- What you should do
Your task is to retype the lines between the line with "Give me the TikZ source for this diagram." and the line with "anchor=west] (note) at", inclusive. Copy no pictures and no other lines.

- Data to process
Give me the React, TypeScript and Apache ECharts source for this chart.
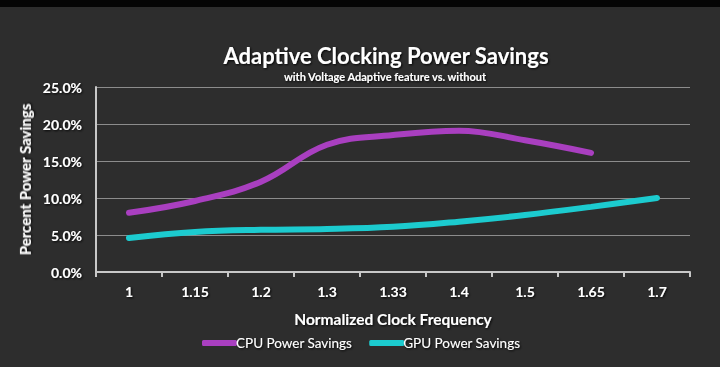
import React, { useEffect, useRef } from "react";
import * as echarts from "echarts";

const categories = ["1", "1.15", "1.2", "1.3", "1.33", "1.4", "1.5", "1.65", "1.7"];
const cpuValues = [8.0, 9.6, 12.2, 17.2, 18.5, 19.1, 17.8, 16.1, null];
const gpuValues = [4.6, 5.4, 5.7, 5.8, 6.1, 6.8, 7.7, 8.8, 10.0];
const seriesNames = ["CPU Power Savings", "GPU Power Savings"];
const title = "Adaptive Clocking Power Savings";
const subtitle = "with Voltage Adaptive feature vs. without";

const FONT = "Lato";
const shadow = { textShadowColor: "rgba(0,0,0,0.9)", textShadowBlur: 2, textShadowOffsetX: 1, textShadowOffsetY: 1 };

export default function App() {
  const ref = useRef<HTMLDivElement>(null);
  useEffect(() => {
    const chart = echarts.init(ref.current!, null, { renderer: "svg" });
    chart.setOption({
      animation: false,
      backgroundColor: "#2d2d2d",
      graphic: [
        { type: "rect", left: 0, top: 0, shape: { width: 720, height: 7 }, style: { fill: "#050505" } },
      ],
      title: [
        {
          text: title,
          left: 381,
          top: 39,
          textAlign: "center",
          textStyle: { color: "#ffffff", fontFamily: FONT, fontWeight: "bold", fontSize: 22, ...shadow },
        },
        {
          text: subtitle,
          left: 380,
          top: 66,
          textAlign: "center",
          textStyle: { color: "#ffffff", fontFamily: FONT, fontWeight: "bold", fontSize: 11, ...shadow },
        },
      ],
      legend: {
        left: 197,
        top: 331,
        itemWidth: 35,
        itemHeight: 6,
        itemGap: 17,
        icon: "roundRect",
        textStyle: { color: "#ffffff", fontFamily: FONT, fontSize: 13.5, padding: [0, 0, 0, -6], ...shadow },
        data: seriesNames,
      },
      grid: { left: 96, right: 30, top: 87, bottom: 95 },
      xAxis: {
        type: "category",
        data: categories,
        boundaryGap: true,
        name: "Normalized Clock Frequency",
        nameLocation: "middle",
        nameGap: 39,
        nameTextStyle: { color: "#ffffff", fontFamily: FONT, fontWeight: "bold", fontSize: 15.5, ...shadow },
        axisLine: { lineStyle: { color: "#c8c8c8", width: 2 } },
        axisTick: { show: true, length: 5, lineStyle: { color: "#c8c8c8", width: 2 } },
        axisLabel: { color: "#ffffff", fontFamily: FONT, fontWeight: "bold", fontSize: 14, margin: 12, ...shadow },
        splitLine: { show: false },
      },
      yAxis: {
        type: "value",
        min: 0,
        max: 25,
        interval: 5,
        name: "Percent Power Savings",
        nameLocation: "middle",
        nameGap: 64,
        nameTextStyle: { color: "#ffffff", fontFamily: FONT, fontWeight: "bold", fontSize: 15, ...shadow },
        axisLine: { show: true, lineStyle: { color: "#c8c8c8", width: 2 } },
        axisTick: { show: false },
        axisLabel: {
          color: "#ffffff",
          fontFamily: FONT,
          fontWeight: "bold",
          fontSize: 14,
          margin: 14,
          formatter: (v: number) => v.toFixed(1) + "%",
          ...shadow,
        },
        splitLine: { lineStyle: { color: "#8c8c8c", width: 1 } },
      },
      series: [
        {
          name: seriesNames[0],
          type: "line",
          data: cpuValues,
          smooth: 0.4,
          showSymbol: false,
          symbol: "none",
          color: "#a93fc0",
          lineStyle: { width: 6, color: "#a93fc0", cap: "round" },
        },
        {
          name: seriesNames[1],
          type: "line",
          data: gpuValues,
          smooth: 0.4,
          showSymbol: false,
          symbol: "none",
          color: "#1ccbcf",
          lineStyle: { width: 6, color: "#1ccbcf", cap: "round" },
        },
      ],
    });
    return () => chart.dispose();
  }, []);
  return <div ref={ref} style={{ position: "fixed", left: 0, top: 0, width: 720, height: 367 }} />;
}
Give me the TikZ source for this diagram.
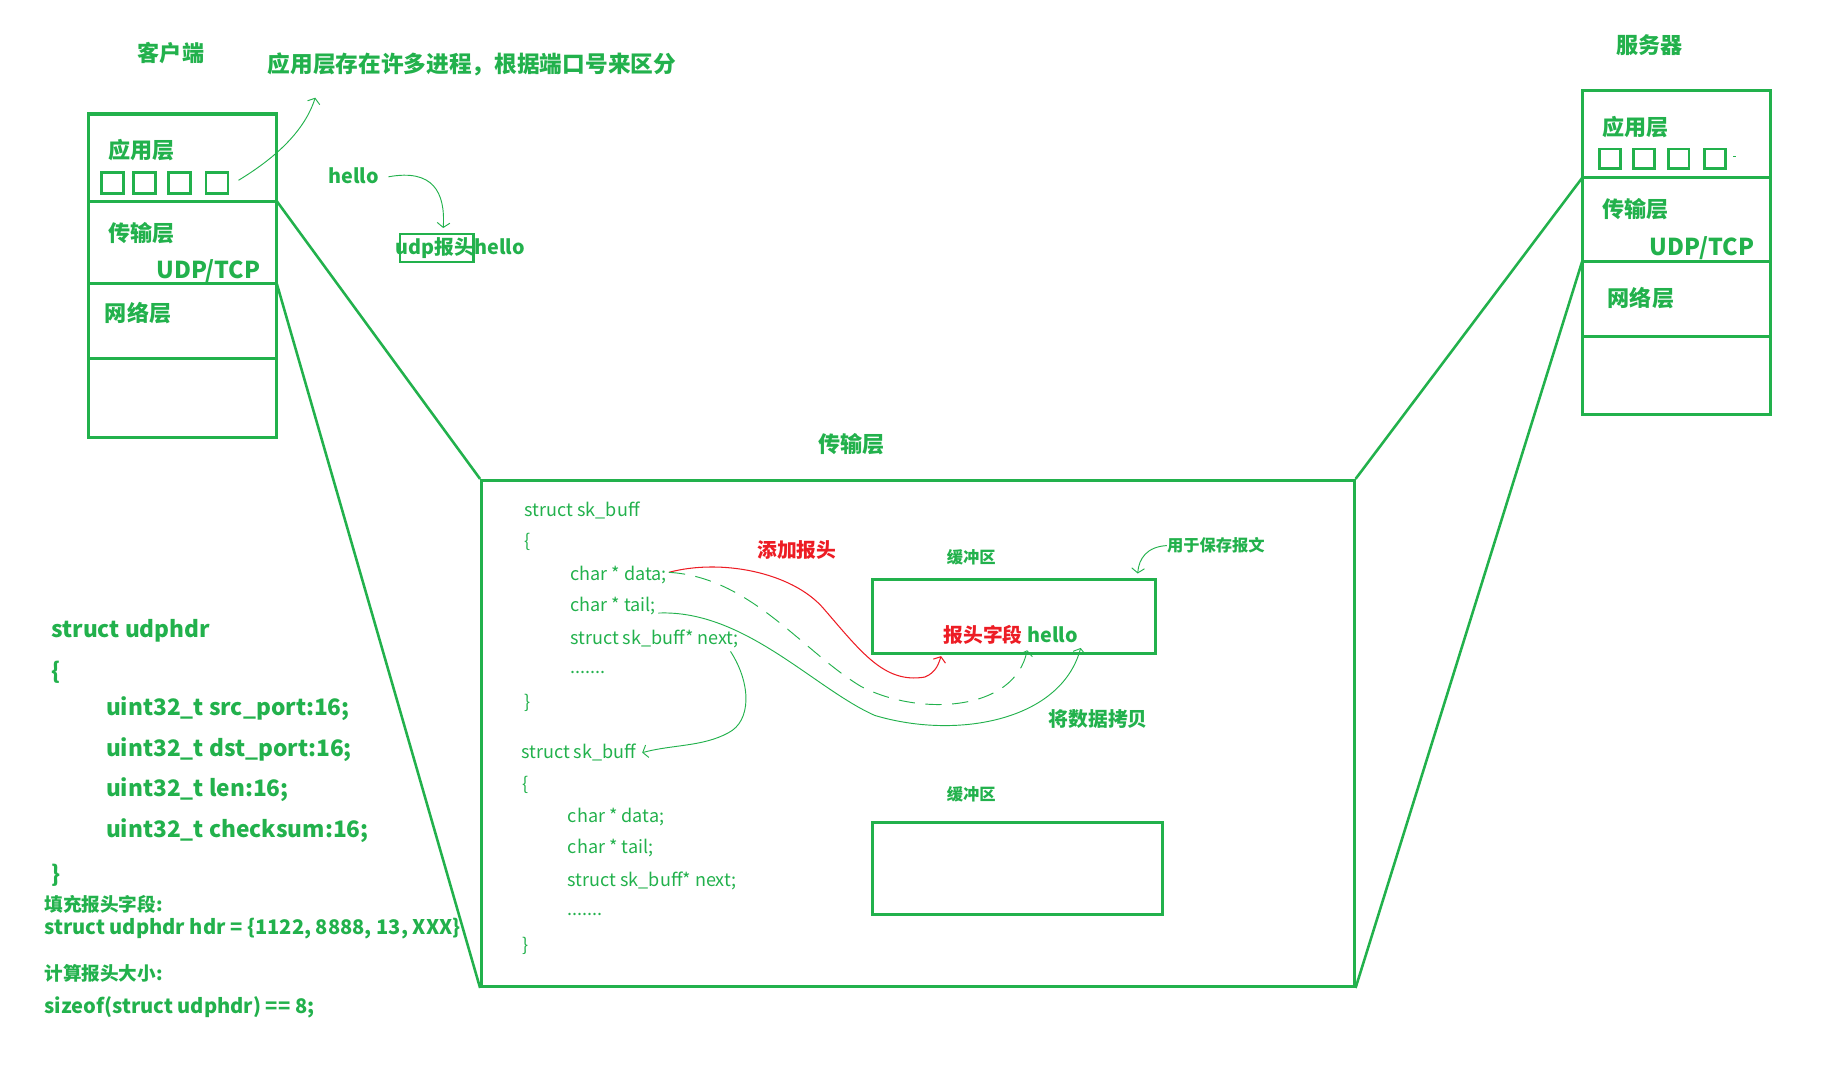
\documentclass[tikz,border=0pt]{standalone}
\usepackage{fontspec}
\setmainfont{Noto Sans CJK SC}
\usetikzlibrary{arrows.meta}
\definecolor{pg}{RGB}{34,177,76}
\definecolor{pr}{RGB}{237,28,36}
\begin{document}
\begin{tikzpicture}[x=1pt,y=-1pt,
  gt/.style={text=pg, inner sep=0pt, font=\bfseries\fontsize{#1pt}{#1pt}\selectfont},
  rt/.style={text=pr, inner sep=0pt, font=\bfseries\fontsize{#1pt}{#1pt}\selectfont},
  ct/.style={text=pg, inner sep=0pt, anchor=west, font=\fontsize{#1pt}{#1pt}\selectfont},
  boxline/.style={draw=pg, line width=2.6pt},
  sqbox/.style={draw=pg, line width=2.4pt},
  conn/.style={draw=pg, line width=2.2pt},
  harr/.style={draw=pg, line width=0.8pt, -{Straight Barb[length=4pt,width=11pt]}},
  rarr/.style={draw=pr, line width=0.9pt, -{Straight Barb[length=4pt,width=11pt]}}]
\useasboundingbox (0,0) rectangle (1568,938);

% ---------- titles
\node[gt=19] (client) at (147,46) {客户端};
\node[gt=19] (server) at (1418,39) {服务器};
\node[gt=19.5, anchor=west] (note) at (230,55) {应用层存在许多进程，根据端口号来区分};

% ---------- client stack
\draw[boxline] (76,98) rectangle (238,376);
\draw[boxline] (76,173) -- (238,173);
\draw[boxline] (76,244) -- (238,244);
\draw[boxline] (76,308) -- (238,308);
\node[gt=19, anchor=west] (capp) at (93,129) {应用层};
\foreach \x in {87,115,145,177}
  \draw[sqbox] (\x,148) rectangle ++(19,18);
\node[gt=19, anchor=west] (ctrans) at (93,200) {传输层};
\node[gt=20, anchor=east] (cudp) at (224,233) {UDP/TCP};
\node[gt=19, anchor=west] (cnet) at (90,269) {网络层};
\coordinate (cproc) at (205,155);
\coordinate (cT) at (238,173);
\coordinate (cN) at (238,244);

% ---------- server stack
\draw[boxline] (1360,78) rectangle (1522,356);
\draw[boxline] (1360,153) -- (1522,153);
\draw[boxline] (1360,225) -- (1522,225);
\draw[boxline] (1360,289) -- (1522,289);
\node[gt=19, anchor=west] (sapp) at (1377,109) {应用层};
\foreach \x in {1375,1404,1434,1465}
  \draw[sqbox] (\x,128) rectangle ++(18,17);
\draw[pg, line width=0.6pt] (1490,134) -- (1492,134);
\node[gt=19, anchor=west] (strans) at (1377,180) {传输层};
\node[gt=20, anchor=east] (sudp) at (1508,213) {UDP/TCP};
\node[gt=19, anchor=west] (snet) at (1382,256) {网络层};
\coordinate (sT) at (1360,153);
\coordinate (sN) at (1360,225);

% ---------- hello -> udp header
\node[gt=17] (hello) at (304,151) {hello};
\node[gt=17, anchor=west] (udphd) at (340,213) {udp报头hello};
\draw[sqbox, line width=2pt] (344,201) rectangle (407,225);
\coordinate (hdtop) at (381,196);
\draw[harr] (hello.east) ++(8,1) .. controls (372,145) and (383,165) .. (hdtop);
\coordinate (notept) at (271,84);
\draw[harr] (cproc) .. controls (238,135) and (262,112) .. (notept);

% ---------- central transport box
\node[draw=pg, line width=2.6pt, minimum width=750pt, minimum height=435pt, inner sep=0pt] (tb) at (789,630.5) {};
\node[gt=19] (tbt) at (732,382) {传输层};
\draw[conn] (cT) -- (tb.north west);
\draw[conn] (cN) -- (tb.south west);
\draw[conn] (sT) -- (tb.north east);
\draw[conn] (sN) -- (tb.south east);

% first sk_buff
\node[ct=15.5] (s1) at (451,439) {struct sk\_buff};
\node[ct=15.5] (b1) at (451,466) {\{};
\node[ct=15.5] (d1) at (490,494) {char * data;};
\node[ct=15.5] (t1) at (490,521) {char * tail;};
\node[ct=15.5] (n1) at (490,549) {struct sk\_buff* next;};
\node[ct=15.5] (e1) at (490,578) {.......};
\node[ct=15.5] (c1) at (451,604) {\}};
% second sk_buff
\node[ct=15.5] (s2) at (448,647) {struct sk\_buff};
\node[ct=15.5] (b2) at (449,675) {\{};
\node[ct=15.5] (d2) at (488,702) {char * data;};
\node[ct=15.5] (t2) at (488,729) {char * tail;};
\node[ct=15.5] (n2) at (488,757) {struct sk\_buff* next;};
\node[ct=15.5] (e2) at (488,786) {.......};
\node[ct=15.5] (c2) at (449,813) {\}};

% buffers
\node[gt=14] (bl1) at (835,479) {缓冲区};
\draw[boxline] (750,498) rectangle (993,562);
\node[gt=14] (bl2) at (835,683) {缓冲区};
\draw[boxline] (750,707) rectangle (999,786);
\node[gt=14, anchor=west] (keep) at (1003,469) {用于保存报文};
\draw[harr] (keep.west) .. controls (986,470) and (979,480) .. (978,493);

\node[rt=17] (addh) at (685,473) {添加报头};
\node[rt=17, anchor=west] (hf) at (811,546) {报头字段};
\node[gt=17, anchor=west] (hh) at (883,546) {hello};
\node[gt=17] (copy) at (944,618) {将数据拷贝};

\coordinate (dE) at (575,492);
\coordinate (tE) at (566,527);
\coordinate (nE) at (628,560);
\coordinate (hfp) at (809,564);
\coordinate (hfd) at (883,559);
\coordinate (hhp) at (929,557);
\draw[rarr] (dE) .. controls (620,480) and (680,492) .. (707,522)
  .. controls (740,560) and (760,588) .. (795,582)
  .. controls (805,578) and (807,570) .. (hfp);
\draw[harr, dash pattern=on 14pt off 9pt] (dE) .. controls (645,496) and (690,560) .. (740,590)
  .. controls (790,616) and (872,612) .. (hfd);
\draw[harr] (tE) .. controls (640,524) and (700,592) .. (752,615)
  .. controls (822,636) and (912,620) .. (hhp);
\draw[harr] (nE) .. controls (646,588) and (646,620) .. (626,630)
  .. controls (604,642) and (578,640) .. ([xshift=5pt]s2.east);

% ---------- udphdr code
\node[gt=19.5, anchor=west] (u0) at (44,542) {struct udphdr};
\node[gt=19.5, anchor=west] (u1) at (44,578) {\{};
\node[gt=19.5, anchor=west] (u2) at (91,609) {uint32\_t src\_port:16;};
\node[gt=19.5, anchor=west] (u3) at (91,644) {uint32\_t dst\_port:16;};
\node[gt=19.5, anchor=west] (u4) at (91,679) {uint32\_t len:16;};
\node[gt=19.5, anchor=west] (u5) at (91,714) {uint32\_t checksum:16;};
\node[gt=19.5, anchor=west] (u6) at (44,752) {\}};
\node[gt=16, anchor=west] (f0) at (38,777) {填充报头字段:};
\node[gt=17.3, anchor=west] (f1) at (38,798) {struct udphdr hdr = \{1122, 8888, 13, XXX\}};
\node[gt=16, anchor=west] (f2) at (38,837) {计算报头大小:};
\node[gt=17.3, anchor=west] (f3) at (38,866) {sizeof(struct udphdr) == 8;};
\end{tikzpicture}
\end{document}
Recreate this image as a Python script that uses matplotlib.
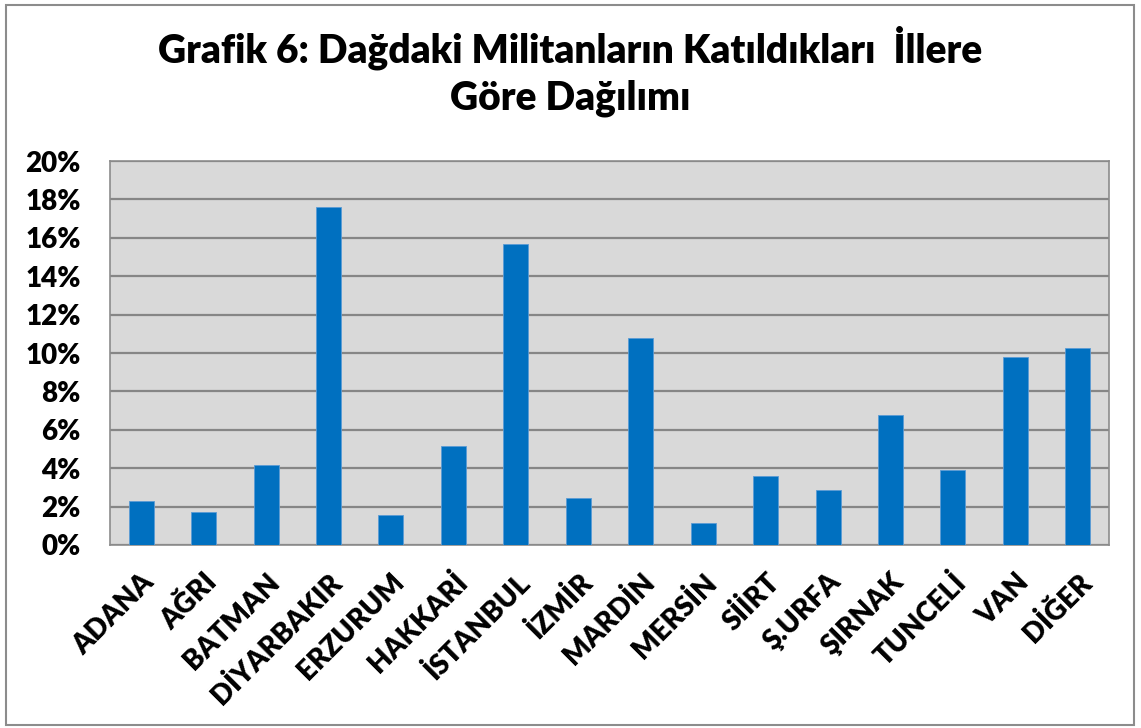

- Result for this task
Give me the TikZ source for this diagram.
\documentclass[tikz,border=0pt]{standalone}
\usepackage{fontspec}
\setmainfont{Noto Sans CJK SC}
\usetikzlibrary{arrows.meta}
\definecolor{pg}{RGB}{34,177,76}
\definecolor{pr}{RGB}{237,28,36}
\begin{document}
\begin{tikzpicture}[x=1pt,y=-1pt,
  gt/.style={text=pg, inner sep=0pt, font=\bfseries\fontsize{#1pt}{#1pt}\selectfont},
  rt/.style={text=pr, inner sep=0pt, font=\bfseries\fontsize{#1pt}{#1pt}\selectfont},
  ct/.style={text=pg, inner sep=0pt, anchor=west, font=\fontsize{#1pt}{#1pt}\selectfont},
  boxline/.style={draw=pg, line width=2.6pt},
  sqbox/.style={draw=pg, line width=2.4pt},
  conn/.style={draw=pg, line width=2.2pt},
  harr/.style={draw=pg, line width=0.8pt, -{Straight Barb[length=4pt,width=11pt]}},
  rarr/.style={draw=pr, line width=0.9pt, -{Straight Barb[length=4pt,width=11pt]}}]
\useasboundingbox (0,0) rectangle (1568,938);

% ---------- titles
\node[gt=19] (client) at (147,46) {客户端};
\node[gt=19] (server) at (1418,39) {服务器};
\node[gt=19.5, anchor=west] (note) at (230,55) {应用层存在许多进程，根据端口号来区分};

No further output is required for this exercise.